Off the beaten track
Off the beaten track

Very strange shows in quite unusual places: that is the hallmark of fringes around the world and Fringe World 2013 is no exception.

A cross-dressing safari hunt in a North Perth backyard, a decadent rock star's afterparty in a Perth hotel room, a spin-the-bottle night of BYO erotic tales in a pop-up theatre and a candlelight cabaret in St George's Cathedral are among the more off-beat offerings at this year's fringe.

A scan through the voluminous Fringe World program reveals the return of the flannelette foolery of Bogan Bingo at Rosie O'Grady's and the three-course mayhem of Faulty Towers: the Dining Experience at Rigby's Bar and Bistro. Conspicuous consumption also is on the menu in The Tea(se) Party, a decadent high tea with scrumptious food and burlesque performers in the De Parel Spiegeltent. And in Geoffrey J Fowler's The History of Drinking, a barman mixes up a cocktail of drinks, history and stories customised for each audience member.

Time is of the essence for two shows at opposite ends of the temporal spectrum. In the 24-Hour Improv Festival at Mt Lawley's pop-up Noodle Palace, actors, musicians and comics take to the stage around the clock while, in 600 Seconds, performers have just 10 minutes each to make an impression on their fickle audiences in the tiny Blue Room theatre.

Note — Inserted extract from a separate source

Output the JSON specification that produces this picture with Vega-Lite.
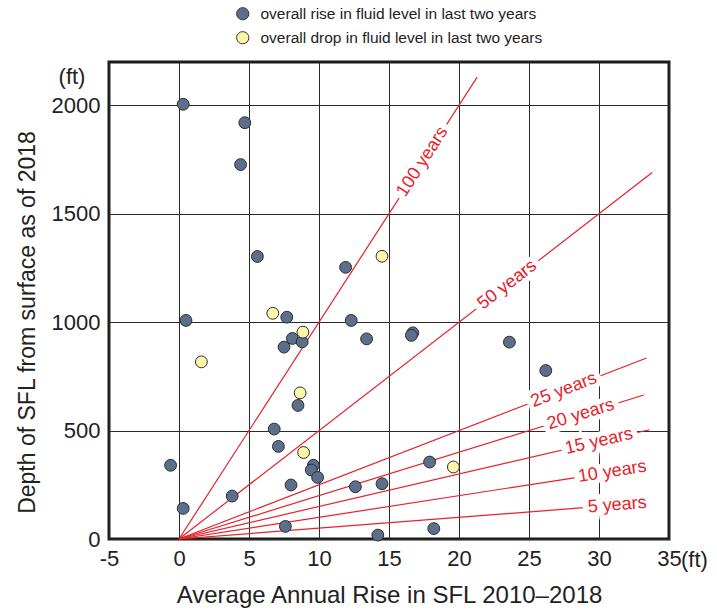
{
  "$schema": "https://vega.github.io/schema/vega-lite/v6.json",
  "width": 560,
  "height": 477,
  "autosize": {"type": "none"},
  "padding": {"left": 109, "top": 62, "right": 48, "bottom": 71},
  "background": "white",
  "config": {
    "font": "Liberation Sans",
    "view": {"stroke": "#1a1a1a", "strokeWidth": 3},
    "axis": {
      "domain": false,
      "ticks": false,
      "grid": true,
      "gridColor": "#2a2a2a",
      "gridWidth": 1,
      "labelFont": "Liberation Sans",
      "labelFontSize": 22,
      "labelColor": "#222222",
      "labelFlush": false,
      "titleFont": "Liberation Sans",
      "titleFontSize": 23,
      "titleFontWeight": "normal",
      "titleColor": "#222222"
    },
    "legend": {
      "orient": "none",
      "legendX": 126,
      "legendY": -56,
      "title": null,
      "labelFont": "Liberation Sans",
      "labelFontSize": 15.5,
      "labelColor": "#222222",
      "labelLimit": 0,
      "symbolType": "circle",
      "symbolSize": 150,
      "symbolStrokeColor": "#333333",
      "symbolStrokeWidth": 1,
      "rowPadding": 6,
      "labelOffset": 10
    }
  },
  "datasets": {
    "wells": [
      {"rise": 0.3, "depth": 2005, "trend": "overall rise in fluid level in last two years"},
      {"rise": 4.7, "depth": 1920, "trend": "overall rise in fluid level in last two years"},
      {"rise": 4.4, "depth": 1727, "trend": "overall rise in fluid level in last two years"},
      {"rise": 5.6, "depth": 1303, "trend": "overall rise in fluid level in last two years"},
      {"rise": 11.9, "depth": 1253, "trend": "overall rise in fluid level in last two years"},
      {"rise": 0.5, "depth": 1008, "trend": "overall rise in fluid level in last two years"},
      {"rise": 7.7, "depth": 1023, "trend": "overall rise in fluid level in last two years"},
      {"rise": 12.3, "depth": 1008, "trend": "overall rise in fluid level in last two years"},
      {"rise": 8.1, "depth": 925, "trend": "overall rise in fluid level in last two years"},
      {"rise": 8.8, "depth": 909, "trend": "overall rise in fluid level in last two years"},
      {"rise": 7.5, "depth": 885, "trend": "overall rise in fluid level in last two years"},
      {"rise": 13.4, "depth": 923, "trend": "overall rise in fluid level in last two years"},
      {"rise": 16.7, "depth": 951, "trend": "overall rise in fluid level in last two years"},
      {"rise": 16.6, "depth": 939, "trend": "overall rise in fluid level in last two years"},
      {"rise": 23.6, "depth": 908, "trend": "overall rise in fluid level in last two years"},
      {"rise": 26.2, "depth": 777, "trend": "overall rise in fluid level in last two years"},
      {"rise": 8.5, "depth": 616, "trend": "overall rise in fluid level in last two years"},
      {"rise": 6.8, "depth": 507, "trend": "overall rise in fluid level in last two years"},
      {"rise": 7.1, "depth": 427, "trend": "overall rise in fluid level in last two years"},
      {"rise": 9.6, "depth": 340, "trend": "overall rise in fluid level in last two years"},
      {"rise": 9.45, "depth": 318, "trend": "overall rise in fluid level in last two years"},
      {"rise": 9.9, "depth": 284, "trend": "overall rise in fluid level in last two years"},
      {"rise": -0.6, "depth": 340, "trend": "overall rise in fluid level in last two years"},
      {"rise": 3.8, "depth": 198, "trend": "overall rise in fluid level in last two years"},
      {"rise": 8.0, "depth": 249, "trend": "overall rise in fluid level in last two years"},
      {"rise": 12.6, "depth": 241, "trend": "overall rise in fluid level in last two years"},
      {"rise": 14.5, "depth": 255, "trend": "overall rise in fluid level in last two years"},
      {"rise": 17.9, "depth": 355, "trend": "overall rise in fluid level in last two years"},
      {"rise": 0.3, "depth": 141, "trend": "overall rise in fluid level in last two years"},
      {"rise": 7.6, "depth": 58, "trend": "overall rise in fluid level in last two years"},
      {"rise": 14.2, "depth": 18, "trend": "overall rise in fluid level in last two years"},
      {"rise": 18.2, "depth": 48, "trend": "overall rise in fluid level in last two years"},
      {"rise": 14.5, "depth": 1304, "trend": "overall drop in fluid level in last two years"},
      {"rise": 6.7, "depth": 1041, "trend": "overall drop in fluid level in last two years"},
      {"rise": 8.85, "depth": 954, "trend": "overall drop in fluid level in last two years"},
      {"rise": 1.6, "depth": 817, "trend": "overall drop in fluid level in last two years"},
      {"rise": 8.65, "depth": 674, "trend": "overall drop in fluid level in last two years"},
      {"rise": 8.9, "depth": 399, "trend": "overall drop in fluid level in last two years"},
      {"rise": 19.6, "depth": 332, "trend": "overall drop in fluid level in last two years"}
    ],
    "horizons": [
      {"years": 100, "rise": 0, "depth": 0},
      {"years": 100, "rise": 21.3, "depth": 2130},
      {"years": 50, "rise": 0, "depth": 0},
      {"years": 50, "rise": 33.8, "depth": 1690},
      {"years": 25, "rise": 0, "depth": 0},
      {"years": 25, "rise": 33.4, "depth": 835},
      {"years": 20, "rise": 0, "depth": 0},
      {"years": 20, "rise": 33.2, "depth": 664},
      {"years": 15, "rise": 0, "depth": 0},
      {"years": 15, "rise": 33.6, "depth": 504},
      {"years": 10, "rise": 0, "depth": 0},
      {"years": 10, "rise": 31, "depth": 310},
      {"years": 5, "rise": 0, "depth": 0},
      {"years": 5, "rise": 31, "depth": 155}
    ],
    "horizonLabels": [
      {"years": 100, "label": "100 years", "rise": 17.4, "depth": 1740},
      {"years": 50, "label": "50 years", "rise": 23.45, "depth": 1172},
      {"years": 25, "label": "25 years", "rise": 27.5, "depth": 687},
      {"years": 20, "label": "20 years", "rise": 28.7, "depth": 574},
      {"years": 15, "label": "15 years", "rise": 30.0, "depth": 450},
      {"years": 10, "label": "10 years", "rise": 30.95, "depth": 310},
      {"years": 5, "label": "5 years", "rise": 31.3, "depth": 156}
    ],
    "units": [
      {"rise": 35, "depth": 0, "label": "(ft)", "axis": "x"},
      {"rise": -5, "depth": 2000, "label": "(ft)", "axis": "y"}
    ]
  },
  "encoding": {
    "x": {
      "field": "rise",
      "type": "quantitative",
      "scale": {"domain": [-5, 35], "nice": false, "zero": false},
      "axis": {
        "values": [-5, 0, 5, 10, 15, 20, 25, 30, 35],
        "labelExpr": "'' + datum.value",
        "labelPadding": 9,
        "title": "Average Annual Rise in SFL 2010–2018",
        "titleFontSize": 24,
        "titleY": 63,
        "titleBaseline": "alphabetic"
      }
    },
    "y": {
      "field": "depth",
      "type": "quantitative",
      "scale": {"domain": [0, 2200], "nice": false, "zero": true},
      "axis": {
        "values": [0, 500, 1000, 1500, 2000],
        "labelExpr": "'' + datum.value",
        "labelPadding": 9,
        "title": "Depth of SFL from surface as of 2018",
        "titleAngle": 270,
        "titleX": -82,
        "titleY": 260,
        "titleAlign": "center",
        "titleBaseline": "middle"
      }
    }
  },
  "layer": [
    {
      "data": {"name": "horizons"},
      "mark": {"type": "line", "color": "#e8202a", "strokeWidth": 1.2},
      "encoding": {"detail": {"field": "years"}}
    },
    {
      "data": {"name": "horizonLabels"},
      "mark": {"type": "text", "fontSize": 18, "align": "center", "baseline": "middle", "color": "white", "stroke": "white", "strokeWidth": 10},
      "encoding": {
        "text": {"field": "label"},
        "angle": {
          "field": "years",
          "type": "quantitative",
          "scale": {"domain": [5, 10, 15, 20, 25, 50, 100], "range": [-4.43, -8.8, -13.08, -17.21, -21.16, -37.75, -57.14]},
          "legend": null
        }
      }
    },
    {
      "data": {"name": "horizonLabels"},
      "mark": {"type": "text", "fontSize": 18, "align": "center", "baseline": "middle", "color": "#e8202a"},
      "encoding": {
        "text": {"field": "label"},
        "angle": {
          "field": "years",
          "type": "quantitative",
          "scale": {"domain": [5, 10, 15, 20, 25, 50, 100], "range": [-4.43, -8.8, -13.08, -17.21, -21.16, -37.75, -57.14]},
          "legend": null
        }
      }
    },
    {
      "data": {"name": "wells"},
      "mark": {"type": "point", "filled": true, "shape": "circle", "size": 140, "stroke": "#2e2e2e", "strokeWidth": 1, "opacity": 1},
      "encoding": {
        "color": {
          "field": "trend",
          "type": "nominal",
          "scale": {
            "domain": ["overall rise in fluid level in last two years", "overall drop in fluid level in last two years"],
            "range": ["#5b6e8b", "#fdf5a8"]
          }
        }
      }
    },
    {
      "data": {"name": "units"},
      "transform": [{"filter": "datum.axis == 'x'"}],
      "mark": {"type": "text", "fontSize": 22, "color": "#222222", "align": "left", "baseline": "middle", "dx": 12, "dy": 21},
      "encoding": {"text": {"field": "label"}}
    },
    {
      "data": {"name": "units"},
      "transform": [{"filter": "datum.axis == 'y'"}],
      "mark": {"type": "text", "fontSize": 22, "color": "#222222", "align": "center", "baseline": "middle", "dx": -37, "dy": -28},
      "encoding": {"text": {"field": "label"}}
    }
  ]
}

Some other quirky events include the Public Space promenade performance around the Perth Cultural Centre, the Death by Soprano famous operatic death scenes at the Noodle Palace, the Folklahoma micro-folk festival at Clancy's Fremantle and the Duck Project auction of artistic wooden ducks at Heathcote.

Fringe World program producer Amber Hasler says shows like The Wives of Hemingway, Uta Uber Kool Ja, Spin the Bottle and Cathedral Candlelight Cabaret epitomise the broad church that is the fringe.

The Wives of Hemingway, by Zoe Pepper's Side Pony productions, will be playing at The Havana Special, a tiki-styled backyard turned into Ernest Hemingway's big-game jungle for the tale of angry former wives hunting down the hard-livin', hard-drinkin', hard-lovin' author.

"Having access to a really off-beat venue will add a new dimension," Hasler says. "It just adds a whole other new sensation to what you are seeing. It is really an amazing work they have created."

A hit at fringes elsewhere, the hotel-room show Uta Uber Kool Ja is immersive theatre at its best as an irrepressible washed-up diva throws a party for just 30 audience members, complete with bubbly wine for all, tales of misadventures, extreme mood swings and mandatory dancing in a guest room at the Riverview Hotel.

"She created this show for the Melbourne Fringe a few years ago and we saw it at the Adelaide Fringe and said 'You must bring it to Perth'," Hasler says. "It is heaps of fun. I would recommend it absolutely."

Hasler says the many mixed and varied venues enhance the personality of the festival.

"It is a really nice way to see some of the smaller, less performance-driven kind of things," she says. "It is a bit more engaging in terms of intimate, personal and interesting stories. People feel that this (Fringe World) is a platform for them to present their work when it doesn't necessarily fit in a traditional theatre environment or a little bar."